Here, we show that an ultrafast charge-carrier self-trapping process limits long-range charge-carrier transport in most bismuth-based semiconductors.[1-7] We have examined the evolution of photoexcited charge carriers in the double perovskite Cs2AgBiBr6 using a combination of temperature-dependent photoluminescence, absorption and optical pump−terahertz probe spectroscopy.[1] We observe rapid decays in terahertz photoconductivity transients that reveal an ultrafast, barrier-free localization of free carriers on the time scale of 1.0 ps to an intrinsic self-trapped small polaronic state. Alloying Cs2AgBiBr6 with Cs2AgSbBr6 on the trivalent metal site interestingly leads to significantly stronger self-localisation,[2] which we attribute to self-localised charge carriers probing the energetic landscape more locally thus turning an alloy’s low-energy sites (here, Sb sites) into traps, which dramatically deteriorates transport properties. We further demonstrate the novel lead-free semiconductor Cu2AgBiI6 which exhibits a low exciton binding energy of ~29 meV and a lower and direct band gap near 2.1 eV,[3,4] making it a significantly more attractive lead-free material for photovoltaic applications.
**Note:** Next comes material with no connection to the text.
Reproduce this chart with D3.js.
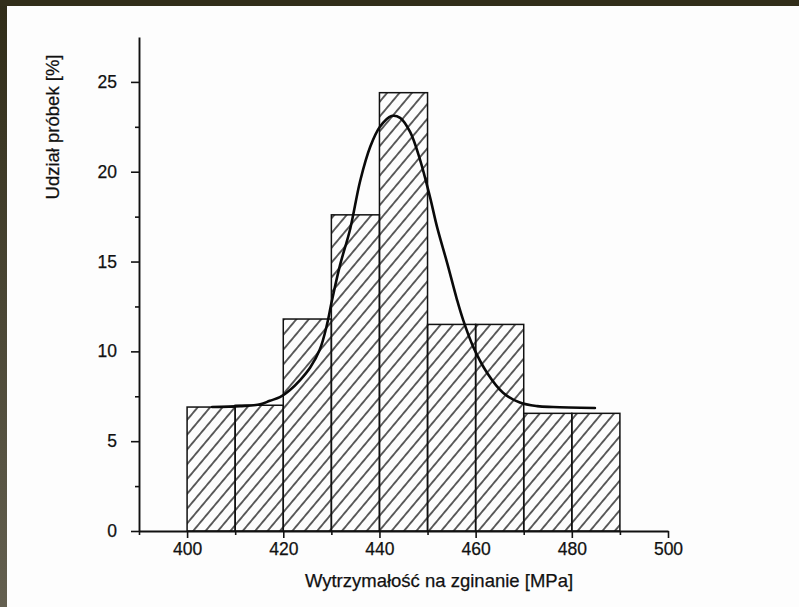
<!DOCTYPE html>
<html>
<head>
<meta charset="utf-8">
<script src="https://cdn.jsdelivr.net/npm/d3@7"></script>
<style>
  html, body { margin: 0; padding: 0; background: #fdfdfd; }
  svg { display: block; }
  text { font-family: "Liberation Sans", Arial, Helvetica, sans-serif; fill: #111; }
</style>
</head>
<body>
<script>
// Class intervals of bending strength [MPa] (lower bound of each 10 MPa bin)
const binStarts = [400, 410, 420, 430, 440, 450, 460, 470, 480];
const binWidth = 10;
// Share of samples in each bin [%]
const shares = [6.9, 7.0, 11.8, 17.6, 24.4, 11.5, 11.5, 6.55, 6.55];

// Fitted distribution curve, sampled points (strength [MPa], share [%])
const curveX = [405.2, 411.0, 415.2, 417.2, 419.3, 421.4, 423.5, 425.6, 427.6, 429.1, 430.1, 431.8,
                433.9, 436.0, 438.1, 440.1, 442.5, 444.3, 446.4, 448.4, 450.5, 452.0, 454.1, 456.1,
                457.4, 459.5, 462.4, 465.7, 469.2, 472.8, 476.1, 484.8];
const curveY = [6.9, 6.95, 7.05, 7.25, 7.45, 7.85, 8.4, 9.1, 10.1, 11.5, 12.8, 14.8,
                16.8, 19.5, 21.4, 22.5, 23.1, 23.0, 22.2, 20.7, 18.6, 16.9, 14.9, 12.9,
                11.75, 10.25, 8.8, 7.7, 7.15, 6.95, 6.9, 6.85];

// Axis ticks
const xMajorTicks = [400, 420, 440, 460, 480, 500];
const xMinorTicks = [390, 410, 430, 450, 470, 490];
const yMajorTicks = [0, 5, 10, 15, 20, 25];
const yMinorTicks = [2.5, 7.5, 12.5, 17.5, 22.5];

const xTitle = "Wytrzymałość na zginanie [MPa]";
const yTitle = "Udział próbek [%]";

const W = 799, H = 607;
const svg = d3.select("body").append("svg").attr("width", W).attr("height", H);

// Scanned-page frame along the top and left edges
const defs = svg.append("defs");
const grad = defs.append("linearGradient").attr("id", "edge").attr("x1", 0).attr("y1", 0).attr("x2", 0).attr("y2", 1);
grad.append("stop").attr("offset", "0%").attr("stop-color", "#302c18");
grad.append("stop").attr("offset", "100%").attr("stop-color", "#646050");
svg.append("rect").attr("x", 0).attr("y", 0).attr("width", 7).attr("height", H).attr("fill", "url(#edge)");
svg.append("rect").attr("x", 0).attr("y", 0).attr("width", W).attr("height", 6).attr("fill", "#322e1a");

// Diagonal hatching used to fill the bars
const hatch = defs.append("pattern")
  .attr("id", "hatch")
  .attr("patternUnits", "userSpaceOnUse")
  .attr("width", 9.5).attr("height", 10)
  .attr("patternTransform", "rotate(40)");
hatch.append("line")
  .attr("x1", 4.75).attr("y1", -1).attr("x2", 4.75).attr("y2", 11)
  .attr("stroke", "#0c0c0c").attr("stroke-width", 1.3);

// Scales
const x = d3.scaleLinear().domain([390, 500]).range([139, 668]);
const y = d3.scaleLinear().domain([0, 27.5]).range([531, 37]);

const g = svg.append("g");

// Histogram bars
g.selectAll("rect.bar")
  .data(binStarts.map((s, i) => ({ start: s, value: shares[i] })))
  .join("rect")
  .attr("class", "bar")
  .attr("x", d => x(d.start))
  .attr("width", d => x(d.start + binWidth) - x(d.start))
  .attr("y", d => y(d.value))
  .attr("height", d => y(0) - y(d.value))
  .attr("fill", "url(#hatch)")
  .attr("stroke", "#111")
  .attr("stroke-width", 1.5);

// Fitted curve
const line = d3.line()
  .x(d => x(d[0]))
  .y(d => y(d[1]))
  .curve(d3.curveCatmullRom.alpha(0.5));
g.append("path")
  .datum(curveX.map((v, i) => [v, curveY[i]]))
  .attr("d", line)
  .attr("fill", "none")
  .attr("stroke", "#0a0a0a")
  .attr("stroke-width", 2.6)
  .attr("stroke-linejoin", "round")
  .attr("stroke-linecap", "round");

// X axis
g.append("g").attr("transform", `translate(0,${y(0)})`)
  .call(d3.axisBottom(x).tickValues(xMajorTicks).tickSize(7).tickPadding(5).tickSizeOuter(0));
g.append("g").attr("transform", `translate(0,${y(0)})`)
  .call(d3.axisBottom(x).tickValues(xMinorTicks).tickSize(4).tickFormat("").tickSizeOuter(0))
  .call(a => a.select(".domain").remove());

// Y axis
g.append("g").attr("transform", `translate(${x(390)},0)`)
  .call(d3.axisLeft(y).tickValues(yMajorTicks).tickSize(8).tickPadding(14).tickSizeOuter(0));
g.append("g").attr("transform", `translate(${x(390)},0)`)
  .call(d3.axisLeft(y).tickValues(yMinorTicks).tickSize(4).tickFormat("").tickSizeOuter(0))
  .call(a => a.select(".domain").remove());

svg.selectAll(".domain").attr("stroke", "#111").attr("stroke-width", 1.9);
svg.selectAll(".tick line").attr("stroke", "#111").attr("stroke-width", 1.6);
svg.selectAll(".tick text")
  .attr("font-size", 17.5)
  .attr("font-family", "'Liberation Sans', Arial, Helvetica, sans-serif")
  .attr("fill", "#111")
  .attr("stroke", "#111")
  .attr("stroke-width", 0.25);

// Axis titles
svg.append("text")
  .attr("x", 439).attr("y", 587)
  .attr("text-anchor", "middle")
  .attr("font-size", 18.5)
  .attr("stroke", "#111").attr("stroke-width", 0.25)
  .text(xTitle);

svg.append("text")
  .attr("transform", "translate(59,127) rotate(-90)")
  .attr("text-anchor", "middle")
  .attr("font-size", 18.5)
  .attr("stroke", "#111").attr("stroke-width", 0.25)
  .text(yTitle);
</script>
</body>
</html>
However, charge carriers in Cu2AgBiI6 are found to exhibit similarly strong charge-lattice interactions[4,5]. Further work examining five compositions along the AgBiI4–CuI solid solution line (stoichiometry Cu4x(AgBi)1−xI4) shows that increased Cu+ content enhances the band curvature around the valence band maximum, resulting in lower charge-carrier effective masses, reduced exciton binding energies, and higher mobilities, as well as partly mitigating the extent of such ultrafast self-localisation.[5] Interestingly, we show that thin films of BiOI lack of such self-trapping, with good charge-carrier mobility maintained over longer time scales, reaching ∼3 cm2 V–1 s–1 at 295 K and increasing gradually to ∼13 cm2 V–1 s–1 at 5 K, indicative of prevailing bandlike transport.[6] Finally, we examine thin films of AgBiS2 nanocrystals as a function of Ag and Bi cation-ordering,[7] which is modified via thermal-annealing. We show that homogeneous cation disorder reduces charge-carrier localization, most likely because cation-disorder engineering flattens the disordered electronic landscape, removing tail states that would otherwise exacerbate Anderson localization of small polaronic states.[7]

Overall, self-trapping of charge carriers therefore emerges as a clear challenge for this class of materials. Our findings explore the parameter space governing such self-localization, highlighting the effects of local energetic disorder as an exacerbating factor that may pose new challenges to alloying strategies. In addition, or findings show that cation-disorder engineering may partly mitigate such effects through flattening of the local energy landscape.